Alkali Cation Complexation and Transport Properties of Synthetic Bicyclic Decapeptides: Structural, Thermodynamic, and Kinetic Analysis

Alkali cation complexation and bilayer transport by the bicyclic decapeptides S,S′‐bis‐cyclo‐glycyl‐L‐hemicystyl‐glycyl‐glycyl‐L‐prolyl (1), S, S′‐bis‐cyclo‐glycyl‐L‐hemicystyl‐glycyl‐glycyl‐D‐prolyl (2), S, S′‐bis‐cyclo‐glycyl‐L‐ hemicystyl‐sarcosyl‐sarcosyl‐L‐prolyl (3), and S, S′‐bis‐cyclo‐glycyl‐L‐hemicystyl‐sarcosyl‐sarcosyl‐D‐prolyl (4) were analyzed according to structural, thermodynamic and kinetic criteria; valinomycin was used as a reference ionophoretic system. Structural analysis of peptide 3 with spectroscopic methods showed different conformational arrangements in the bicyclic system depending on its state of complexation. Circular dichroism indicated the presence of a multitude of conformations with differing helicities around the disulfide bridge in both free and complexed states. Thermodynamic analysis by microcalorimetry demonstrated a far lower cation selectivity among the synthetic peptides than displayed by valinomycin.

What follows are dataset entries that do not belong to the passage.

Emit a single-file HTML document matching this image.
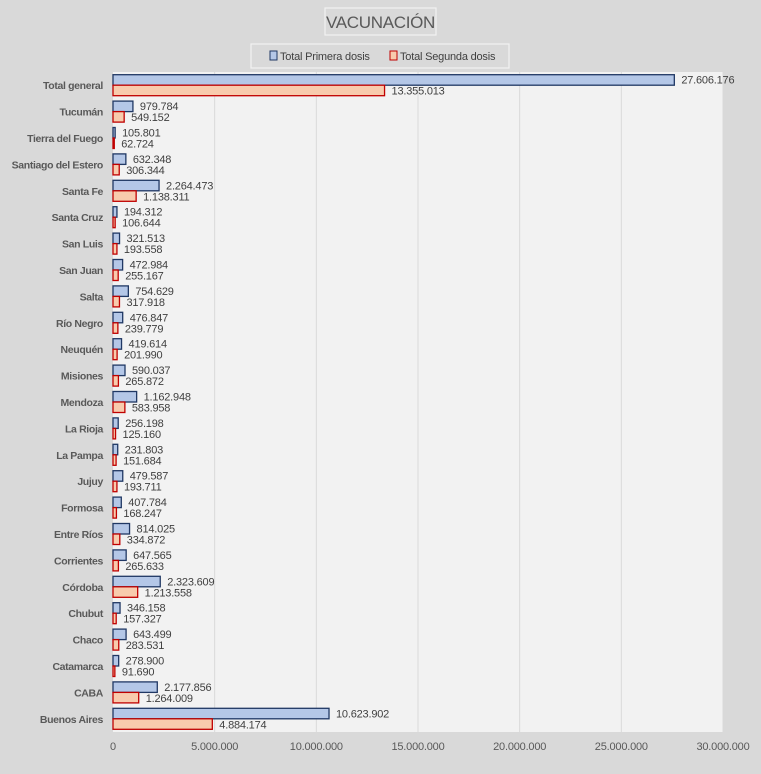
<!DOCTYPE html>
<html><head><meta charset="utf-8"><style>
body{margin:0;background:#d9d9d9;}
svg{display:block;font-family:"Liberation Sans",sans-serif;}
</style></head><body>
<svg id="chart" width="761" height="774" viewBox="0 0 761 774">
<rect x="0" y="0" width="761" height="774" fill="#d9d9d9"/>
<rect x="325" y="8" width="111" height="27" fill="#d9d9d9" stroke="#f2f2f2" stroke-width="1.2"/>
<text x="380.5" y="28" text-anchor="middle" font-size="17" letter-spacing="-0.3" fill="#595959">VACUNACIÓN</text>
<g>
<rect x="251" y="44" width="258" height="24" fill="#d9d9d9" stroke="#f2f2f2" stroke-width="1.2"/>
<rect x="270" y="51" width="7" height="9" fill="#b4c7e7" stroke="#203864"/>
<text x="280" y="60" font-size="11" letter-spacing="-0.2" fill="#404040">Total Primera dosis</text>
<rect x="390" y="51" width="7" height="9" fill="#f8cbad" stroke="#c00000"/>
<text x="400" y="60" font-size="11" letter-spacing="-0.2" fill="#404040">Total Segunda dosis</text>
</g>
<rect x="113" y="72" width="610" height="660" fill="#f2f2f2"/>
<g id="grid"></g><g id="bars"></g><g id="labels"></g>
</svg>
<script>
const categories=["Total general","Tucumán","Tierra del Fuego","Santiago del Estero","Santa Fe","Santa Cruz","San Luis","San Juan","Salta","Río Negro","Neuquén","Misiones","Mendoza","La Rioja","La Pampa","Jujuy","Formosa","Entre Ríos","Corrientes","Córdoba","Chubut","Chaco","Catamarca","CABA","Buenos Aires"];
const primera=[27606176,979784,105801,632348,2264473,194312,321513,472984,754629,476847,419614,590037,1162948,256198,231803,479587,407784,814025,647565,2323609,346158,643499,278900,2177856,10623902];
const segunda=[13355013,549152,62724,306344,1138311,106644,193558,255167,317918,239779,201990,265872,583958,125160,151684,193711,168247,334872,265633,1213558,157327,283531,91690,1264009,4884174];
const ticks=[0,5000000,10000000,15000000,20000000,25000000,30000000];
const NS="http://www.w3.org/2000/svg";
const X0=113,X1=723,Y0=72,Y1=732,XMAX=30000000;
const xs=v=>X0+(v/XMAX)*(X1-X0);
const band=(Y1-Y0)/categories.length;
const yc=i=>Y0+band*(i+0.5);
const fmt=v=>v.toString().replace(/\B(?=(\d{3})+(?!\d))/g,".");
function mk(tag,attrs,parent,text){const e=document.createElementNS(NS,tag);for(const k in attrs)e.setAttribute(k,attrs[k]);if(text!==undefined)e.textContent=text;document.getElementById(parent).appendChild(e);return e;}
ticks.forEach((t,i)=>{
  if(t>0){const g=mk("line",{x1:xs(t),x2:xs(t),y1:Y0,y2:Y1,stroke:"#d9d9d9","stroke-width":1},"grid");
  
  }
  const l=mk("text",{x:xs(t),y:750,"text-anchor":"middle","font-size":11,"letter-spacing":-0.2,fill:"#595959"},"labels",fmt(t));
  
  
});
const bh=10.5;
categories.forEach((c,i)=>{
  const y=yc(i);
  const cl=mk("text",{x:103,y:y+4,"text-anchor":"end","font-size":10.5,"letter-spacing":-0.35,"font-weight":"bold",fill:"#595959"},"labels",c);
  
  
  const b1=mk("rect",{x:X0,y:y-bh,width:Math.max(1,xs(primera[i])-X0),height:bh,fill:"#b4c7e7",stroke:"#203864","stroke-width":1.3},"bars");
  
  
  const b2=mk("rect",{x:X0,y:y,width:Math.max(1,xs(segunda[i])-X0),height:bh,fill:"#f8cbad",stroke:"#c00000","stroke-width":1.3},"bars");
  
  
  const v1=mk("text",{x:xs(primera[i])+7,y:y-1.5,"font-size":11,"letter-spacing":-0.2,fill:"#404040"},"labels",fmt(primera[i]));
  
  
  const v2=mk("text",{x:xs(segunda[i])+7,y:y+9.5,"font-size":11,"letter-spacing":-0.2,fill:"#404040"},"labels",fmt(segunda[i]));
  
  
});
</script>
</body></html>
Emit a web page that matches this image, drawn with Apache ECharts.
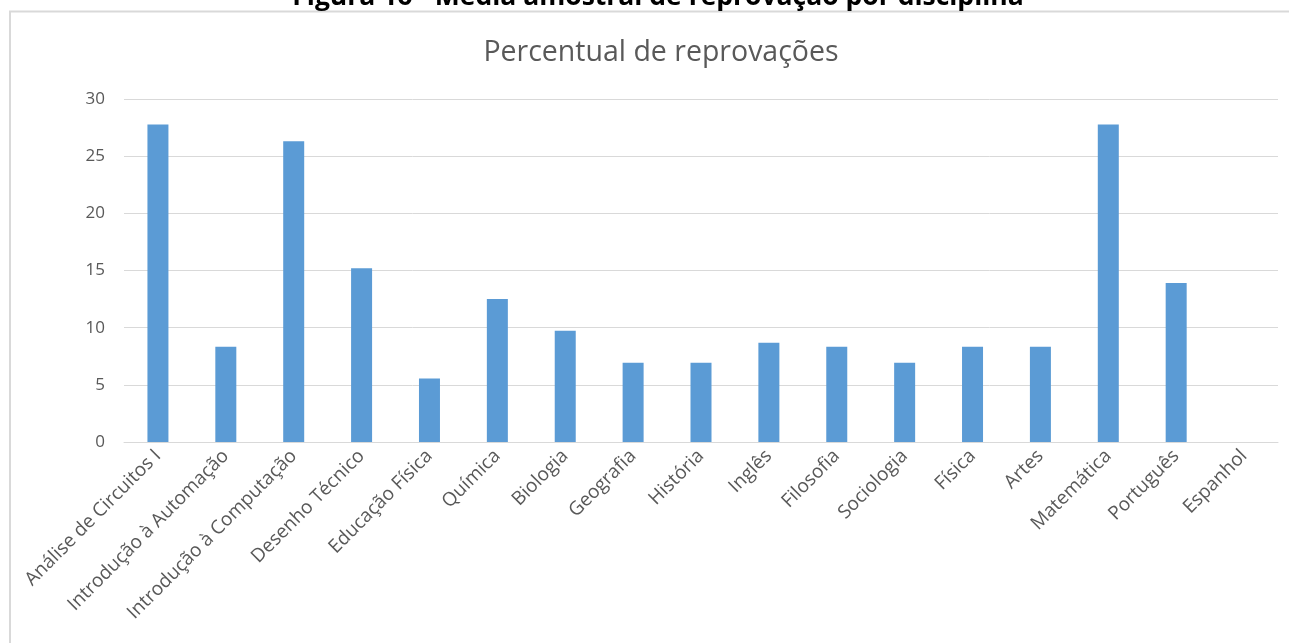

Peptide 3 shows cation affinities of about two orders of magnitude higher than peptide 4, but still much lower than found for the complexes of valinomycin with K+ and Rb+. In contrast to the latter case, the complexation reactions of peptides 3 and 4 are driven by both enthalpy and entropy contributions. Neither peptide 1 and 2 nor the cyclic partial structures of all four peptides displayed significant cation complexation. A kinetic analysis of the K+‐complexation by peptide 3 based on the microcalorimetry experiments showed far lower rates of cation exchange for the synthetic peptide than those reported for valinomycin. Transport studies with peptide 3 using artificial lipid bilayer membranes gave negative results. The apparent lack of ionophoretic properties of these synthetic peptides despite their considerable ability to form complexes with cations is discussed in terms of structural parameters.